Tarih: 08.03.2022 19:37

Onlara sahip çıkıyoruz

Facebook Twitter Linked-in

8 Mart Dünya Kadınlar günü münasebetiyle Türkiye Barolar Birliği Kırıkkale Kadın Hukuku Komisyonu Başkanlığı açıklamada bulundu. Yapılan açıklamada "Tarih boyunca kadınlar, kadının insan haklarını ihlal eden düzenin değişmesi için mücadele etmiş ve bu mücadeleler sonucunda gerek yasalar gerek uluslararası sözleşmeler bağlamında birçok kazanımlar elde etmişlerdir” dedi.

AÇIKLAMA YAPILDI

Açıklamada, "Ancak günümüzde dünyanın farklı yerlerde yaşanan savaşlar nedeniyle, kadınlar diğer haklarının yanında en temel hak olan yaşam haklarından dahi mahrum kalmaktadırlar. Bu sene 8 Mart Dünya Emekçi Kadınlar Günü’nü, Ukrayna’da yaşanan savaş süreciyle karşılıyoruz. Her savaşta olduğu gibi bu savaşta da en çok kadınlar ve çocuklar mağdur olmakta ve yaşanan süreç, dünya barışını açıkça tehdit etmektedir. Bu durumu kabul etmiyor, tüm taraf devletleri evrensel barışa hizmet etmeye davet ediyoruz. Ülkemizde ise 8 Mart Dünya Emekçi Kadınlar Günü, utanç verici bir şekilde giderek artan kadına yönelik şiddetin, kadın cinayetlerinin, kadınların şüpheli ölümlerinin dehşetinde yaşanmaktadır. Kadınlara ve çocuklara yönelik şiddet; münferit olaylar olarak değerlendirilemeyeceği gibi, çözümü de sadece yaptırımların artırılmasında değildir.

İPTAL EDİLMELİ

Kadınların yaşam hakkına yönelik sistematik hale gelen kadın cinayetlerinin önlenmesi için yasaların eksiksiz uygulanması, önleyici ve koruyucu tedbirlerin alınması, toplumsal cinsiyet eşitliğini sağlamaya yönelik bütüncül politikaların oluşturularak samimi takibinin yapılaması gerekmektedir. Ülkemizde kadınlar; şiddeti her sene artan sistematik bir cinnetin kurbanı olurken, bu şiddet ve toplumsal cinnet haliyle hukuksal ve sosyolojik düzlemde topyekün mücadele yerine, kadınların yaşam ve özgürlüklerinin güvencesi olan İstanbul Sözleşmesi’nden hukuka aykırı bir şekilde çekilme yoluna gitmek, maalesef kadınları daha da korumasız bırakmıştır.

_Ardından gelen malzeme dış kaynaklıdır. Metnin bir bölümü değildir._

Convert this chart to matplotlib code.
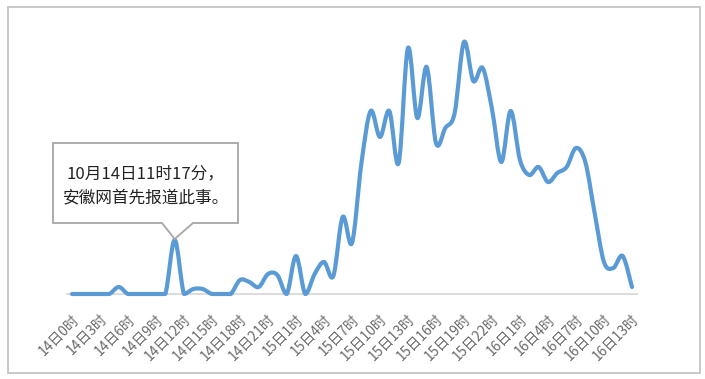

Bu hukuka aykırı işlemin iptali için vatandaşlar, sivil toplum örgütleri, barolar ve Türkiye Barolar Birliği tarafından açılan davaların yaşam hakkından yana tutum alınarak iptal edileceğine inanıyoruz.

MÜCADELE SÜRECEK

İstanbul Sözleşmesi’nden çekilmeye ilişkin irade, bugün kadınların nafaka hakkı dahil olmak üzere Medeni Yasa’da yer alan birçok hakka da yönelmiştir. 6. Yargı Paketi ile kamuoyunun gündemine gelen nafaka hakkının süreye bağlanması ve boşanmalarda “aile arabuluculuğu”nun getirilmesine ilişkin kabul edilemez söylemler ve yasal girişimler, kadın kazanımlarının kaybına yol açacağı gibi kadınların yaşam haklarına da saldırı oluşturacaktır. Nitekim, İstanbul Sözleşmesi’nden imzanın çekilmesi yanında 6284 sayılı yasanın etkin uygulanmaması, nafakanın tartışmaya açılması; toplumsal cinsiyet eşitliğine karşı olan, kadının özgür birey olduğunu kabul etmeyen zihniyete cesaret vererek kadına yönelik şiddetin artmasına zemin hazırlamıştır.“Kadın cinayetleri politiktir” diyor, bir kez daha Medeni Kanun’a ve 6284 sayılı Yasa’ya dokunulmamasını, yasaların etkin bir şekilde uygulanmasını ve toplumsal cinsiyet eşitsizliğini ortadan kaldıracak politikaların oluşturulmasını talep ediyoruz. Baroların kadın hakları komisyonları/merkezleri ve TÜBAKKOM olarak, Türkiye Cumhuriyeti’nin eşit ve özgür bireyleri olan kadınların insan haklarının ihlaline yol açacak her türlü yasal değişikliğin, uygulama ve anlayışın karşısında tüm kararlılığımız ve dayanışma duygularımızla mücadele edeceğimizi kamuoyuyla paylaşıyoruz” bilgileri paylaşıldı.